Gene prediction and functional annotation
Before gene prediction, preliminary TE annotation was performed by EDTA v1.9.310 pipeline and TEs annotated as LTR/unknown were re-classified using TEsorter v1.2.511. The EDTA-constructed TE libraries were applied to mask the whole genome sequences using RepeatMasker v4.1012.

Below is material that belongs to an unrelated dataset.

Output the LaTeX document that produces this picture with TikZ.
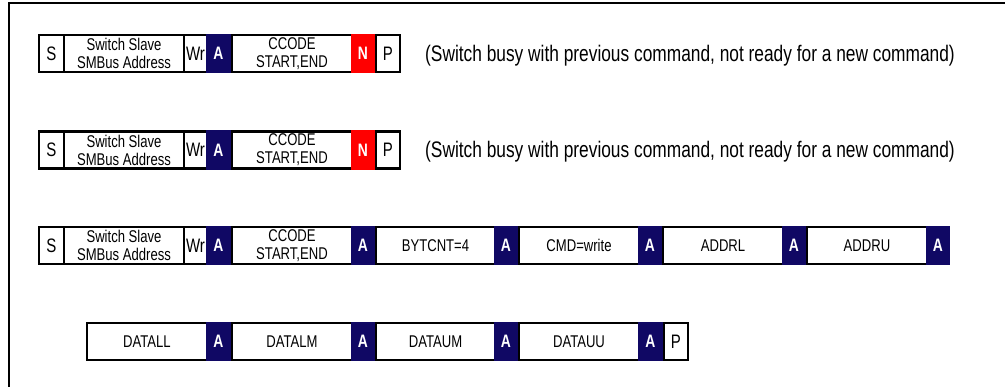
\documentclass[tikz,border=0pt]{standalone}
\usepackage{fontspec}
\newfontfamily\nar{Liberation Sans}[FakeStretch=0.77]
\definecolor{ackblue}{RGB}{16,8,100}
\definecolor{nakred}{RGB}{255,0,0}
\tikzset{
  fld/.style={draw=black, line width=2.2pt, fill=white, inner sep=0pt, outer sep=0pt,
    minimum height=37pt, align=center, font=\nar\fontsize{17}{18}\selectfont},
  bigtxt/.style={font=\nar\fontsize{19.5}{20}\selectfont},
  ackbox/.style={draw=none, inner sep=0pt, outer sep=0pt, minimum height=39.2pt,
    text=white, font=\nar\bfseries\fontsize{18}{19}\selectfont},
  note/.style={inner sep=0pt, anchor=base west, font=\nar\fontsize{22.5}{24}\selectfont},
  frameline/.style={line width=2.2pt}
}
\newcommand\mkfield[6][]{\pgfmathsetmacro\fw{#4-#3}\pgfmathsetmacro\fx{(#3+#4)/2}%
  \node[fld,#1,minimum width=\fw pt] (#2) at (\fx,#5) {#6};}
\newcommand\mkack[6]{\pgfmathsetmacro\fw{#3-#2}\pgfmathsetmacro\fx{(#2+#3)/2-1.1}%
  \node[ackbox,fill=#5,minimum width=\fw pt] (#1) at (\fx,#4) {#6};}
\begin{document}
\begin{tikzpicture}[x=1pt,y=-1pt]
\useasboundingbox (0,0) rectangle (1005,387);
\fill[white] (0,0) rectangle (1005,387);
% outer frame
\coordinate (fbl) at (9,387);
\coordinate (ftl) at (9,3);
\coordinate (ftr) at (1005,3);
\draw[frameline] (fbl) -- (ftl) -- (ftr);

% Row 1
\mkfield[bigtxt]{s1}{39}{64}{53.5}{S}
\mkfield{sa1}{64}{184}{53.5}{Switch Slave\\SMBus Address}
\mkfield[bigtxt]{wr1}{184}{207}{53.5}{Wr}
\mkfield{cc1}{232}{352}{53.5}{CCODE\\START,END}
\mkfield[bigtxt]{p1}{376}{400}{53.5}{P}
\mkack{a1}{207}{232}{53.5}{ackblue}{A}
\mkack{n1}{352}{376}{53.5}{nakred}{N}
\node[note] (t1) at (425,61.5) {(Switch busy with previous command, not ready for a new command)};

% Row 2
\mkfield[bigtxt]{s2}{39}{64}{150}{S}
\mkfield{sa2}{64}{184}{150}{Switch Slave\\SMBus Address}
\mkfield[bigtxt]{wr2}{184}{207}{150}{Wr}
\mkfield{cc2}{232}{352}{150}{CCODE\\START,END}
\mkfield[bigtxt]{p2}{376}{400}{150}{P}
\mkack{a2}{207}{232}{150}{ackblue}{A}
\mkack{n2}{352}{376}{150}{nakred}{N}
\node[note] (t2) at (425,158) {(Switch busy with previous command, not ready for a new command)};

% Row 3
\mkfield[bigtxt]{s3}{39}{64}{245.5}{S}
\mkfield{sa3}{64}{184}{245.5}{Switch Slave\\SMBus Address}
\mkfield[bigtxt]{wr3}{184}{207}{245.5}{Wr}
\mkfield{cc3}{232}{352}{245.5}{CCODE\\START,END}
\mkfield{bc3}{376}{495}{245.5}{BYTCNT=4}
\mkfield{cm3}{519}{639}{245.5}{CMD=write}
\mkfield{al3}{663}{783}{245.5}{ADDRL}
\mkfield{au3}{807}{927}{245.5}{ADDRU}
\mkack{a3a}{207}{232}{245.5}{ackblue}{A}
\mkack{a3b}{352}{376}{245.5}{ackblue}{A}
\mkack{a3c}{495}{519}{245.5}{ackblue}{A}
\mkack{a3d}{639}{663}{245.5}{ackblue}{A}
\mkack{a3e}{783}{807}{245.5}{ackblue}{A}
\mkack{a3f}{927}{951}{245.5}{ackblue}{A}

% Row 4
\mkfield{d1}{87}{207}{341.5}{DATALL}
\mkfield{d2}{232}{352}{341.5}{DATALM}
\mkfield{d3}{376}{495}{341.5}{DATAUM}
\mkfield{d4}{519}{639}{341.5}{DATAUU}
\mkfield[bigtxt]{p4}{664}{688}{341.5}{P}
\mkack{a4a}{207}{232}{341.5}{ackblue}{A}
\mkack{a4b}{352}{376}{341.5}{ackblue}{A}
\mkack{a4c}{495}{519}{341.5}{ackblue}{A}
\mkack{a4d}{639}{664}{341.5}{ackblue}{A}
\end{tikzpicture}
\end{document}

We integrated three strategies including homology-based prediction, transcriptome-based prediction, and ab initio prediction to predict the protein-coding genes. To perform homology-based prediction, we aligned the protein sequences from six species (Populus trichocarpa, Populus euphratica, Salix brachista, Salix purpurea, Arabidopsis thaliana and Vitis vinifera) to P. lasiocarpa genome by TBLASTN13, and parsed the resultant alignments for homolog predictions using Genewise v2.4.114. Furthermore, these assembled transcripts based on both genome-free and genome-guided using Trinity v2.8.415 were aligned to the genome assembly using PASA v2.4.1 to conduct transcriptome-based predictions. Augustus16 with default parameters was used to incorporate the homology- and transcriptome-based gene models for ab initio gene prediction. In the end, all above gene models were integrated into a comprehensive gene set using EvidenceModeler v1.1.117 which was further updated for three rounds using PASA.
Gene functional annotation was conducted based on BLAST searches with 1e-5 E-value cutoff against four well-known public protein databases: the protein families database (Pfam), the NCBI non-redundant protein database (NR), the interproscan database, the KEGG database, the Swiss-Prot protein database, the Eukaryotic Orthologous Groups of proteins (KOG), the Translated European Molecular Biology Laboratory (TrEMBL) database and the Gene Ontology (GO) database. The putative domains and GO terms of P. lasiocarpa genes were identified using the InterProScan program with default parameters.